Dunwall is haunted, and it carries the taint of the cruelty that it’s built on. Haunted places like this take on their own character, their own personality - they become alive in some way. the writer of I Am In Eskew expresses something similar here i think: places are shaped by their histories and memories and if they become a site of somethign awful they take that on, themselves, and it echoes.

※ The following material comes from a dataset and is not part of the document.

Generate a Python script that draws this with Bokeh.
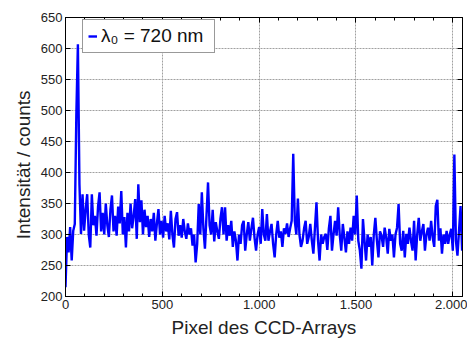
from bokeh.plotting import figure
from bokeh.models import Range1d, LinearAxis, Legend, LegendItem, FixedTicker
from bokeh.embed import file_html
from bokeh.resources import INLINE

# CCD pixel index (every 8th pixel) and measured intensity
pixels = list(range(0, 2049, 8))
counts = [
    215, 296, 271, 312, 258, 306, 317, 494, 607, 381, 301, 365, 306, 340, 365, 300, 279, 365, 315, 330, 298, 345, 368, 305, 335,
    300, 350, 315, 296, 340, 363, 305, 330, 298, 345, 318, 370, 300, 328, 279, 335, 305, 350, 310, 330, 357, 293, 381, 320, 355,
    300, 340, 312, 330, 296, 325, 305, 335, 290, 318, 341, 300, 322, 295, 330, 305, 318, 292, 338, 300, 279, 325, 336, 298, 315,
    295, 325, 305, 293, 318, 300, 310, 282, 300, 255, 285, 349, 300, 368, 310, 277, 330, 384, 315, 300, 340, 289, 320, 305, 293,
    325, 344, 300, 344, 290, 315, 298, 322, 280, 305, 290, 258, 300, 285, 315, 322, 274, 300, 320, 290, 310, 327, 295, 274, 300,
    312, 285, 341, 300, 290, 333, 290, 305, 317, 285, 263, 300, 322, 295, 305, 280, 310, 301, 318, 296, 310, 322, 430, 322, 300,
    358, 300, 280, 290, 310, 322, 285, 296, 317, 290, 269, 310, 352, 290, 258, 300, 285, 296, 301, 275, 310, 330, 274, 300, 322,
    298, 344, 300, 274, 317, 295, 271, 305, 285, 311, 290, 330, 300, 363, 290, 274, 245, 325, 290, 258, 300, 280, 296, 250, 300,
    327, 290, 263, 305, 298, 280, 311, 295, 269, 309, 290, 300, 263, 300, 311, 349, 285, 274, 306, 263, 301, 285, 311, 290, 274,
    322, 258, 300, 327, 290, 305, 317, 274, 300, 311, 290, 322, 295, 280, 346, 356, 290, 310, 269, 300, 285, 306, 285, 300, 309,
    274, 429, 290, 266, 306, 346, 274,
]

x_ticks = [0, 500, 1000, 1500, 2000]
x_tick_labels = ["0", "500", "1.000", "1.500", "2.000"]
y_ticks = [200, 250, 300, 350, 400, 450, 500, 550, 600, 650]

FONT = "Liberation Sans"

p = figure(width=467, height=342, output_backend="svg", toolbar_location=None,
           x_range=Range1d(0, 2050), y_range=Range1d(200, 650),
           min_border_left=65, min_border_right=5, min_border_top=17, min_border_bottom=46)
p.background_fill_color = "white"
p.border_fill_color = "white"
p.outline_line_color = "black"
p.outline_line_width = 1

r = p.line(pixels, counts, line_color="#0000ff", line_width=2.4)

# axes
xa = p.xaxis[0]
xa.ticker = FixedTicker(ticks=x_ticks, minor_ticks=list(range(0, 2100, 100)))
xa.major_label_overrides = {t: l for t, l in zip(x_ticks, x_tick_labels)}
ya = p.yaxis[0]
ya.ticker = FixedTicker(ticks=y_ticks)
for ax in (xa, ya):
    ax.major_tick_in = 5
    ax.major_tick_out = 0
    ax.minor_tick_in = 3
    ax.minor_tick_out = 0
    ax.axis_line_color = "black"
    ax.major_label_text_font = FONT
    ax.major_label_text_font_size = "13px"
    ax.major_label_text_color = "#222222"
    ax.axis_label_text_font = FONT
    ax.axis_label_text_font_size = "19px"
    ax.axis_label_text_font_style = "normal"
    ax.axis_label_text_color = "#222222"
    ax.major_label_standoff = 3
xa.axis_label = "Pixel des CCD-Arrays"
ya.axis_label = "Intensität / counts\u00a0\u00a0\u00a0"
xa.axis_label_standoff = 5
ya.axis_label_standoff = 4

top = LinearAxis(ticker=FixedTicker(ticks=x_ticks, minor_ticks=list(range(0, 2100, 100))),
                 major_label_overrides={t: "" for t in x_ticks},
                 major_tick_in=5, major_tick_out=0, minor_tick_in=3, minor_tick_out=0)
right = LinearAxis(ticker=FixedTicker(ticks=y_ticks),
                   major_label_overrides={t: "" for t in y_ticks},
                   major_tick_in=5, major_tick_out=0, minor_tick_in=0, minor_tick_out=0)
p.add_layout(top, "above")
p.add_layout(right, "right")

# grid
for g in (p.xgrid[0], p.ygrid[0]):
    g.grid_line_color = "#a0a0a0"
    g.grid_line_dash = "2 1"
    g.grid_line_width = 1
p.xgrid[0].ticker = FixedTicker(ticks=x_ticks)
p.ygrid[0].ticker = FixedTicker(ticks=y_ticks)

legend = Legend(items=[LegendItem(label="λ₀ = 720 nm", renderers=[r])],
                location=(17, 243), margin=0)
legend.border_line_color = "#333333"
legend.border_line_width = 1
legend.background_fill_alpha = 1
legend.label_text_font = FONT
legend.label_text_font_size = "19px"
legend.label_text_color = "#111111"
legend.glyph_width = 9
legend.glyph_height = 14
legend.padding = 5
legend.spacing = 0
legend.label_standoff = 4
legend.label_height = 17
legend.label_width = 108
p.add_layout(legend, "center")

open("out.html", "w").write(file_html(p, INLINE))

c) but finally: the city is YOU
So like. bear with me here
You’re playing as Corvo, and he’s completely silent. In this game he’s really intended to be an avatar for the player, so he’s not voiced, and the entire game is in first person. I’m pretty sure you only ever see him in his wanted poster and at the very end of the game. And this means that the only image you really have of him is how the world responds to him: people’s praise or their horror or their taunts, and of course, the way the city changes with high and low chaos. Dunwall goes where you go. It will follow you all the way down into grief and terror, rotting with plague from the inside out, or it will let you drag it back up from disaster if you force yourself to stay your hand.
(I should add as an aside that my view of the game is very much shaped by the order I played the endings in - high chaos first, and then low chaos. Everything I did in low chaos felt so much more impactful and sort of…raw? Because I knew exactly how dark Dunwall could get, and I was realising at every moment exactly how much of a hand I’d had in it.)
So basically: the city is Corvo’s mirror. It is his reflection. You have no way of seeing Corvo, only his impact upon the world, and so in a way, Corvo is the city.
And you are Corvo, so you are the city.
Ok i’ll calm down MY POINT IS that the city is so integral for how corvo’s story is told, and it’s the core of the whole game. It’s as much a character as corvo is, really.
SO YEAH. Tl;dr, gameplay puts the setting as a central focus, Dunwall Is Haunted and Therefore Alive, and also, it develops alongside Corvo and mirrors him so intensely that it’s hard to separate him from it and so really, it’s a character in itself.